Table 2 below presents the value or ranges used for each parameter in the ABM model. Most of these parameter values were determined based on insights gained from our empirical research, as described earlier, or from other relevant extant literature in the field, cited earlier. However, several assumptions are made that are supported anecdotally, and our assumptions are commented on next. The value of the job to the employer is assumed to be a 20% markup on their labor cost. Markup rates in practice vary extensively, ranging from a few percent on commodities to 100% on some highly technical services. We believe 20% is a reasonable rate for the type of work typically provided by day laborers. In the ABM the markup is used to calculate the value of the job to the employer and is factored into the Funds
total value stored by an employer agent. This assumption has been held constant across our simulations. The three intervention parameters: campaign effectiveness, adoption fraction, and contact rate are based on an empirical study by Redmond of a campaign to create a behavior change, namely the cessation of smoking [
57]. Like Redmond’s study, we are examining prosocial behavioral changes rather than the increases in awareness and familiarity that are the focus of many other studies. We have included a review of empirical studies using the Bass diffusion model in our
supplement for the interested reader. Here again, we held these parameter assumptions constant across our simulations.

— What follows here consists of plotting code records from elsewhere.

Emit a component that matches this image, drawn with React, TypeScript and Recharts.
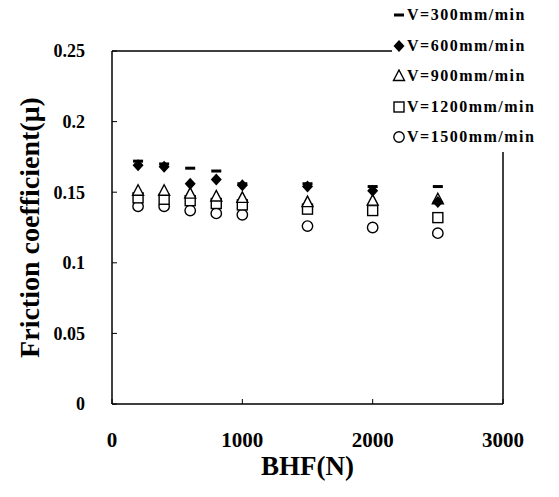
import React from "react";
import { ScatterChart, Scatter, XAxis, YAxis, ReferenceLine, Label } from "recharts";

const bhf = [200, 400, 600, 800, 1000, 1500, 2000, 2500];
const v300 = [0.172, 0.170, 0.167, 0.165, 0.156, 0.156, 0.154, 0.154];
const v600 = [0.169, 0.168, 0.156, 0.159, 0.155, 0.154, 0.151, 0.143];
const v900 = [0.151, 0.151, 0.149, 0.147, 0.146, 0.143, 0.144, 0.145];
const v1200 = [0.146, 0.145, 0.144, 0.142, 0.141, 0.138, 0.137, 0.132];
const v1500 = [0.140, 0.140, 0.137, 0.135, 0.134, 0.126, 0.125, 0.121];

const xTicks = [0, 1000, 2000, 3000];
const yTicks = [0, 0.05, 0.1, 0.15, 0.2, 0.25];

const series = [
  { name: "V=300mm/min", values: v300, kind: "dash" },
  { name: "V=600mm/min", values: v600, kind: "diamond" },
  { name: "V=900mm/min", values: v900, kind: "triangle" },
  { name: "V=1200mm/min", values: v1200, kind: "square" },
  { name: "V=1500mm/min", values: v1500, kind: "circle" },
];

const FONT = "'Times New Roman', 'Liberation Serif', serif";

function Mark({ kind, cx, cy }: any) {
  if (cx == null || cy == null) return null;
  switch (kind) {
    case "dash":
      return <rect x={cx - 5} y={cy - 1.5} width={10} height={3} fill="#000" />;
    case "diamond":
      return (
        <polygon
          points={`${cx},${cy - 6} ${cx + 5.5},${cy} ${cx},${cy + 6} ${cx - 5.5},${cy}`}
          fill="#000"
        />
      );
    case "triangle":
      return (
        <polygon
          points={`${cx},${cy - 6} ${cx + 5.5},${cy + 4.5} ${cx - 5.5},${cy + 4.5}`}
          fill="#fff" stroke="#000" strokeWidth={1.4}
        />
      );
    case "square":
      return <rect x={cx - 5} y={cy - 5} width={10} height={10} fill="#fff" stroke="#000" strokeWidth={1.4} />;
    default:
      return <circle cx={cx} cy={cy} r={5.2} fill="#fff" stroke="#000" strokeWidth={1.4} />;
  }
}

// legend sits on top of the plot's upper-right corner, like the scan
function LegendBox() {
  return (
    <div
      style={{
        position: "absolute", top: 0, left: 392, width: 167, height: 152,
        background: "#fff", boxSizing: "border-box",
        fontFamily: FONT, fontWeight: "bold", fontSize: 16, letterSpacing: 1.5,
      }}
    >
      {series.map((s) => (
        <div key={s.name} style={{ height: 30.5, display: "flex", alignItems: "center", whiteSpace: "nowrap" }}>
          <svg width={14} height={14} style={{ marginRight: 1, flex: "none" }}>
            <Mark kind={s.kind} cx={7} cy={7} />
          </svg>
          <span>{s.name}</span>
        </div>
      ))}
    </div>
  );
}

export default function App() {
  return (
    <div style={{ position: "relative", width: 559, height: 497, background: "#fff" }}>
      <style>{`body{margin:0}`}</style>
      <ScatterChart width={559} height={497} margin={{ top: 51, right: 56, bottom: 33, left: 52 }}>
        <XAxis
          type="number" dataKey="x" domain={[0, 3000]} ticks={xTicks} height={60}
          tickSize={-5} tickMargin={33} stroke="#000" axisLine={{ strokeWidth: 1.5 }}
          tick={{ fill: "#000", fontFamily: FONT, fontWeight: "bold", fontSize: 21 }}
        >
          <Label value="BHF(N)" position="insideBottom" offset={-11}
            style={{ fill: "#000", fontFamily: FONT, fontWeight: "bold", fontSize: 27 }} />
        </XAxis>
        <YAxis
          type="number" dataKey="y" domain={[0, 0.25]} ticks={yTicks} width={60}
          tickSize={-5} tickMargin={32} stroke="#000" axisLine={{ strokeWidth: 1.5 }}
          tick={{ fill: "#000", fontFamily: FONT, fontWeight: "bold", fontSize: 18 }}
        >
          <Label value="Friction coefficient(μ)" angle={-90} position="center" dx={-53}
            style={{ fill: "#000", fontFamily: FONT, fontWeight: "bold", fontSize: 28, textAnchor: "middle" }} />
        </YAxis>
        <ReferenceLine y={0.25} stroke="#000" strokeWidth={1.5} />
        <ReferenceLine x={3000} stroke="#000" strokeWidth={1.5} />
        {[...series].reverse().map((s) => (
          <Scatter
            key={s.name}
            name={s.name}
            data={bhf.map((x, i) => ({ x, y: s.values[i] }))}
            isAnimationActive={false}
            shape={(p: any) => <Mark kind={s.kind} cx={p.cx} cy={p.cy} />}
          />
        ))}
      </ScatterChart>
      <LegendBox />
    </div>
  );
}
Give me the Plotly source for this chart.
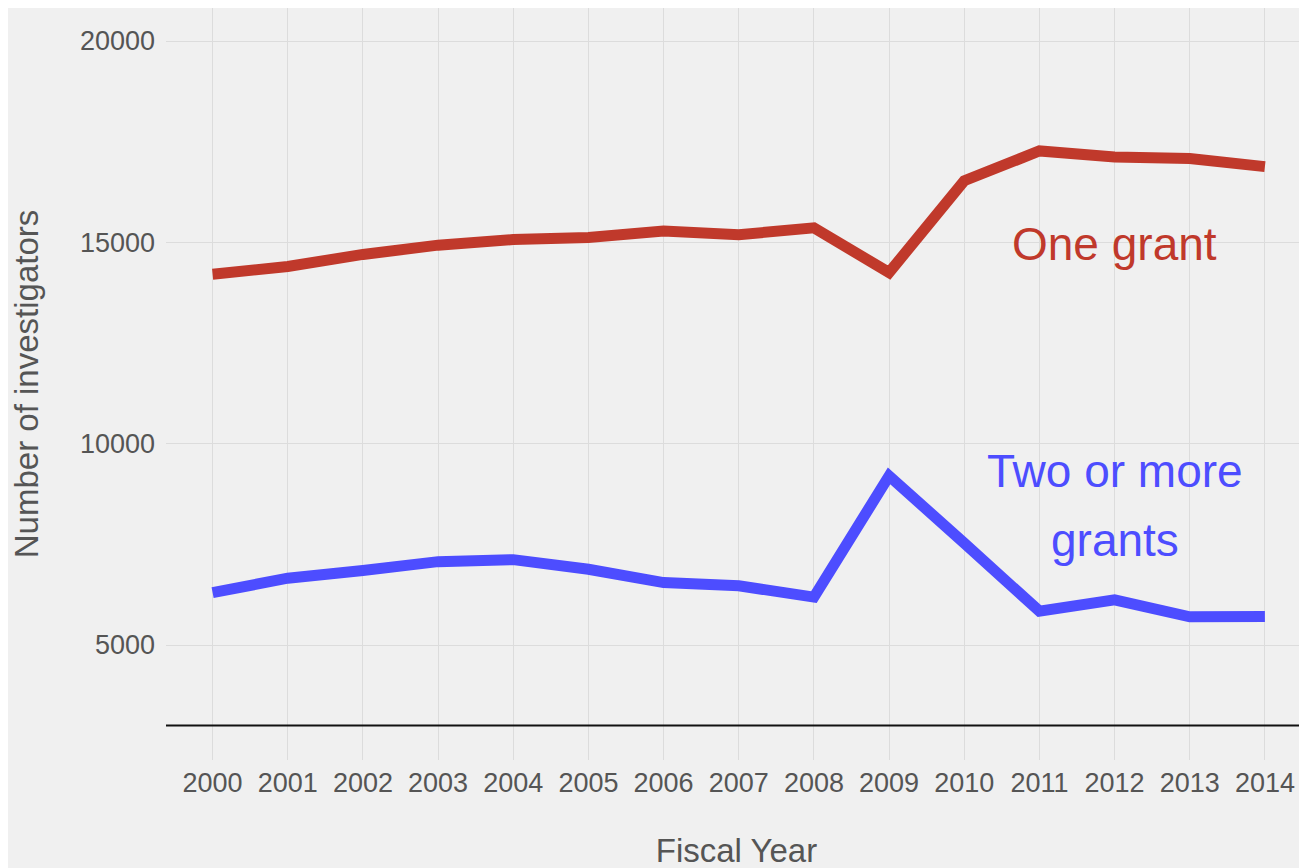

We are assuming that whenever a report is made, there is a 1% probability of the report resulting in the successful restoration of stolen wages to a laborer. Our research on this subject corroborates other studies cited above. Basically, wage thefts are almost never reported through official channels and, when they are, positive outcomes almost never benefit laborers. Similarly, we assume a 1% likelihood that a successful wage theft report also includes a return of punitive damages along with the stolen wages to the laborer. We tested the sensitivity of these assumptions in our simulation experiments. Last, we assume the nominal value of the punitive damages to be $500. This value represents about a week’s wages for a day laborer. It is worth noting that day laborers with whom we have spoken in our interview are not generally interested in receiving punitive damages. They have explained to us that they just want to be paid what they have earned. We hold this punitive damage assumption constant in our simulations, and its impact is limited stochastically only to cases of a report with a successful outcome and, given that success, to cases where such damages are assessed.
3.8. Simulations
Within this section, we present the results obtained from the experiments run for each component of the agent-based model validation framework. To allow the educational interventions to establish a stable state of worker rights awareness, the simulations were executed for a period of two years. The parameter settings were initialized according to
Table 2, wherein the model was configured such that laborers found work for roughly 2.5 days per week while facing wage theft on approximately 20% of their working days, resulting in a loss of 20% of their earnings. These settings, which were observed during the artifactual study of day laborers seeking employment at a worker center, serve as the foundation for our output validation.
Nominal.
Figure 5 shows that consistent with current conditions in the real world, wage theft occurs with a growing total for wages stolen, workers remain uninformed about their rights, and no wage thefts are reported. Consistent with our interviews, laborer agents can learn from the wage thefts they endure, probabilistically declining work from employers who have previously perpetrated wage theft against them. Based on our conversations with workers, the decision to decline is a function of the recency of the prior theft experience from the employer offering the job balanced against their current financial needs.
Adding Education.
Figure 6 demonstrates the educational benefits of two advocates working directly with laborers at the worker center to provide education about their rights as employees, which lead to a decline in the number of uninformed laborers over time. A growing number of wage thefts are reported; however, the probability of reporting success is low, and no significant reduction in the employer’s theft propensity or total wages stolen is observed.
In
Figure 7, the impact of adding a PSA campaign in addition to the two advocates as an intervention to the model is presented. The results show that the number of uninformed laborers declined faster than with just the advocates, and a steady state is reached earlier. The efficacy of the educational intervention is improved through the direct intervention complemented by the PSA campaign, and its effectiveness is dependent on the effectiveness of the PSA campaign. However, our model is using campaign effectiveness settings drawn from literature, and the benefits seen in the simulation are quite modest.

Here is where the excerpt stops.